ELY, MINN. - Every year Randy Stender and his family spend Memorial Day weekend at Birch Lake Campground, a tradition that ties him to the wild, unspoiled lands here on the edge of the Iron Range where he grew up. There was a time, he says, when he and his wife would have moved back — if there had been a job like the one his father once had at Reserve Mining.
So when he heard that Birch Lake's shoreline could become the site of one of the largest copper mines in the country, he immediately grasped the conflict gripping this charming tourist town and spreading across Minnesota.
"That's the catch," he said, opening his arms wide to the lake that shimmered in the morning light. "Because I kind of like it like this."
The prospect of a massive new mining industry here is igniting long-simmering tensions — between those who long for the surge in prosperity it could bring and those who say it threatens the splendor of the North Woods and the tourism that relies on it.
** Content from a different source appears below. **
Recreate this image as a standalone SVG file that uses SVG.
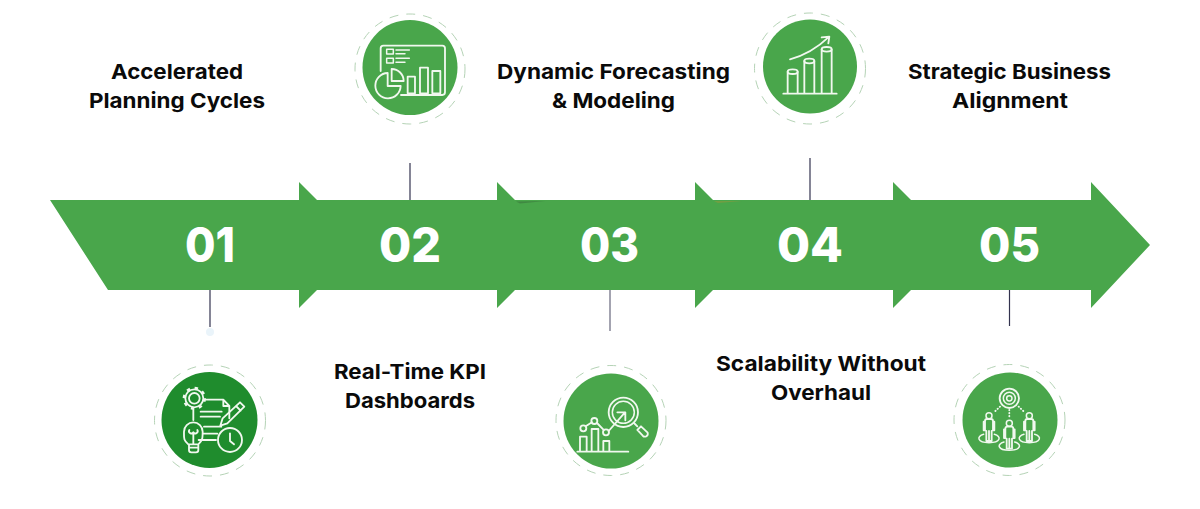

At least a dozen companies are exploring for copper, nickel, gold and other precious metals in a vast geological formation called the Duluth complex, which stretches from Tamarack, Minn., to the nearby Kawishiwi River that feeds the Boundary Waters Canoe Area Wilderness.
Company officials say hard-rock mining can — and will — be done safely, while creating thousands of jobs and spawning a new industry that could someday dwarf the state's taconite and frac sand mining operations.
"A viable community has to depend on more than tourism," said Brian Krunkkala, who works at an Ely bait shop.
Opponents say hard-rock mining is not like taconite, and point to western states where similar mines have polluted thousands of miles of streams and rivers with acidic runoff. Even at its best, they say, mining that produces acid along with precious metals is too risky for the water-rich environment of northern Minnesota and the outdoor recreation that draws hundreds of thousands of visitors each year.